Starting at the first line of the listing below, repeat each line exactly until the line containing "y_ticks = [20, 0, -20, -40, -60, -80, -100]", which you include. Leave out pictures.

(Figure scripts)
************

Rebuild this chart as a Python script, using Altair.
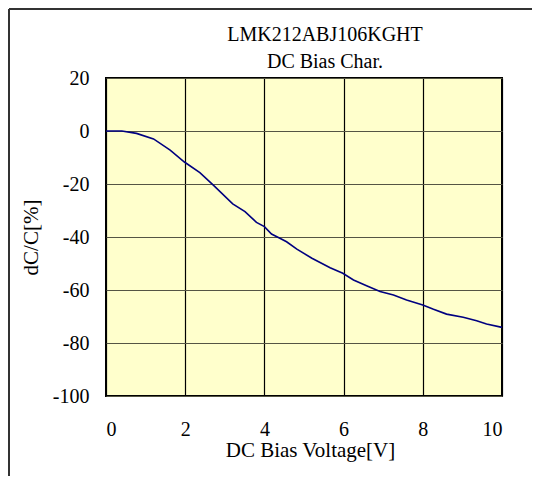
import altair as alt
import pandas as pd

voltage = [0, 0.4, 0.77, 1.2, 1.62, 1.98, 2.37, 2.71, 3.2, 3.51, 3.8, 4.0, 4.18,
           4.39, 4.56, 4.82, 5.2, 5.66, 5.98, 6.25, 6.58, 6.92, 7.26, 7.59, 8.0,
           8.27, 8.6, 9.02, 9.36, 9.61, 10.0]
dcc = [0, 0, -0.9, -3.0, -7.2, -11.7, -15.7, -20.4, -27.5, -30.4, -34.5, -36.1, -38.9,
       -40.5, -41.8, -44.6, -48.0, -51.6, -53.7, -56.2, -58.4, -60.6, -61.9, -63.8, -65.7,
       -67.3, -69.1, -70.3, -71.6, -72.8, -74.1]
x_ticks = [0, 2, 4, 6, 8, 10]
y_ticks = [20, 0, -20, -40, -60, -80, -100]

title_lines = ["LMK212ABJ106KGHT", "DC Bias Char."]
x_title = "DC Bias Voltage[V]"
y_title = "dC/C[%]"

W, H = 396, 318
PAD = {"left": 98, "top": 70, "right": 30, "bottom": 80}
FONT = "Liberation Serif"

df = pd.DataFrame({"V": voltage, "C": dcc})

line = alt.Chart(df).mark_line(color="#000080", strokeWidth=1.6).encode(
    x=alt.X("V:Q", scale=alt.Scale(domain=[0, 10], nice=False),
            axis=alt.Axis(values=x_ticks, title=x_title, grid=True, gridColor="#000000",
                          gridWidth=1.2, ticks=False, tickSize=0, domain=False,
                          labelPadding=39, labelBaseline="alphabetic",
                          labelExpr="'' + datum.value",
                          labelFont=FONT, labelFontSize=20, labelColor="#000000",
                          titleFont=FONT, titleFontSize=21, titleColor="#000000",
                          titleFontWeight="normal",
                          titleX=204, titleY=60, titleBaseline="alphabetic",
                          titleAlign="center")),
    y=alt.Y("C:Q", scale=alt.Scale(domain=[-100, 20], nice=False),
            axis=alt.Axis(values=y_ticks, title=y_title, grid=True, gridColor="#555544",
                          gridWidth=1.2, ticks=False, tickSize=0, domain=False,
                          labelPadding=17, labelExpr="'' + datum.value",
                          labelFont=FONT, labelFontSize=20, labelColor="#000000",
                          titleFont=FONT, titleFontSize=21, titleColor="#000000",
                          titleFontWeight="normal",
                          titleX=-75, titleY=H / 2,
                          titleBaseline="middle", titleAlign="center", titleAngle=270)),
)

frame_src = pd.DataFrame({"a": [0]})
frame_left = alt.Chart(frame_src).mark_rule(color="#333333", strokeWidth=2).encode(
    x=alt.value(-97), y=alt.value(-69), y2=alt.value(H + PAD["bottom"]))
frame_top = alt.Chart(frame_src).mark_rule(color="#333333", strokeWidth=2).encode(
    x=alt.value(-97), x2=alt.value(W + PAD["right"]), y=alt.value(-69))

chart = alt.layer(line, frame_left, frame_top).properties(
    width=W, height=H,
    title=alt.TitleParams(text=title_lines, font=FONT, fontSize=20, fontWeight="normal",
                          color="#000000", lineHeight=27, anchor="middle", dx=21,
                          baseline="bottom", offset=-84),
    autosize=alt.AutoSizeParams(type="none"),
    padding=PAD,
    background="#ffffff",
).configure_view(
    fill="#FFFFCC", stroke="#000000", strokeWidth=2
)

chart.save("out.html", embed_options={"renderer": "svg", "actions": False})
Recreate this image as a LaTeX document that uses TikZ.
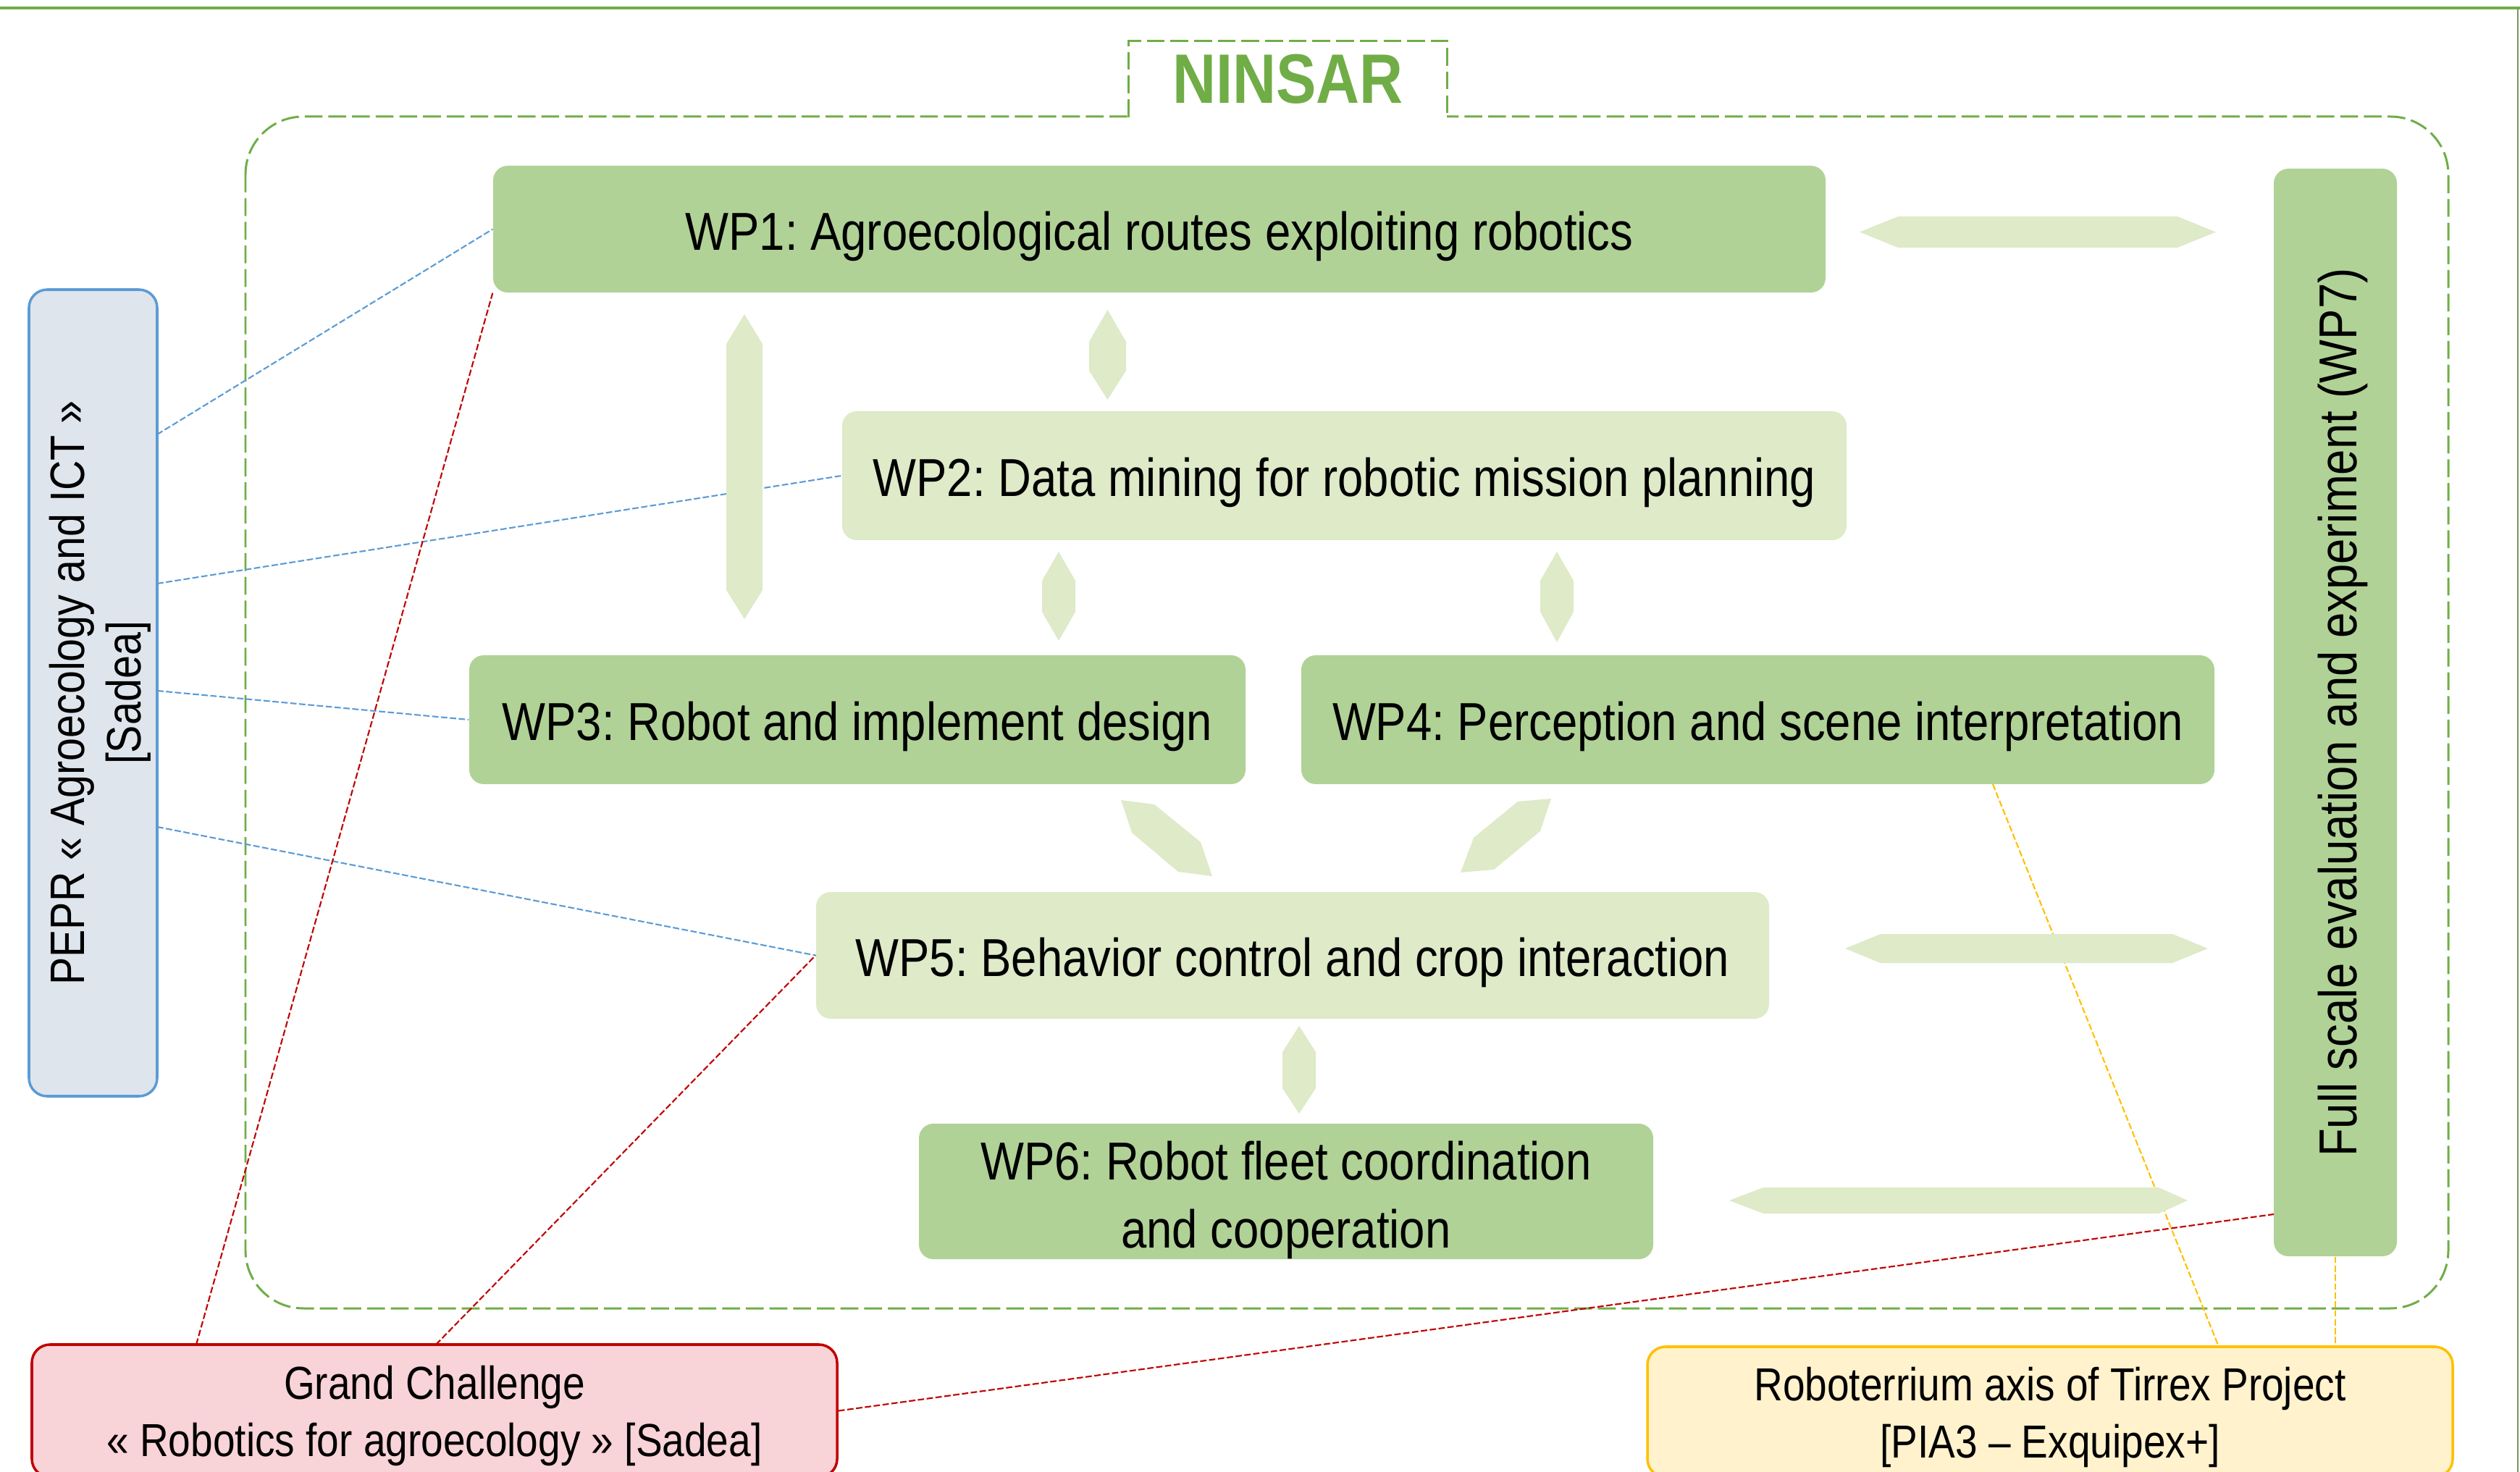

************

# Written solution
Rebuild this chart as a Python script, using Altair.
import altair as alt
import pandas as pd

voltage = [0, 0.4, 0.77, 1.2, 1.62, 1.98, 2.37, 2.71, 3.2, 3.51, 3.8, 4.0, 4.18,
           4.39, 4.56, 4.82, 5.2, 5.66, 5.98, 6.25, 6.58, 6.92, 7.26, 7.59, 8.0,
           8.27, 8.6, 9.02, 9.36, 9.61, 10.0]
dcc = [0, 0, -0.9, -3.0, -7.2, -11.7, -15.7, -20.4, -27.5, -30.4, -34.5, -36.1, -38.9,
       -40.5, -41.8, -44.6, -48.0, -51.6, -53.7, -56.2, -58.4, -60.6, -61.9, -63.8, -65.7,
       -67.3, -69.1, -70.3, -71.6, -72.8, -74.1]
x_ticks = [0, 2, 4, 6, 8, 10]
y_ticks = [20, 0, -20, -40, -60, -80, -100]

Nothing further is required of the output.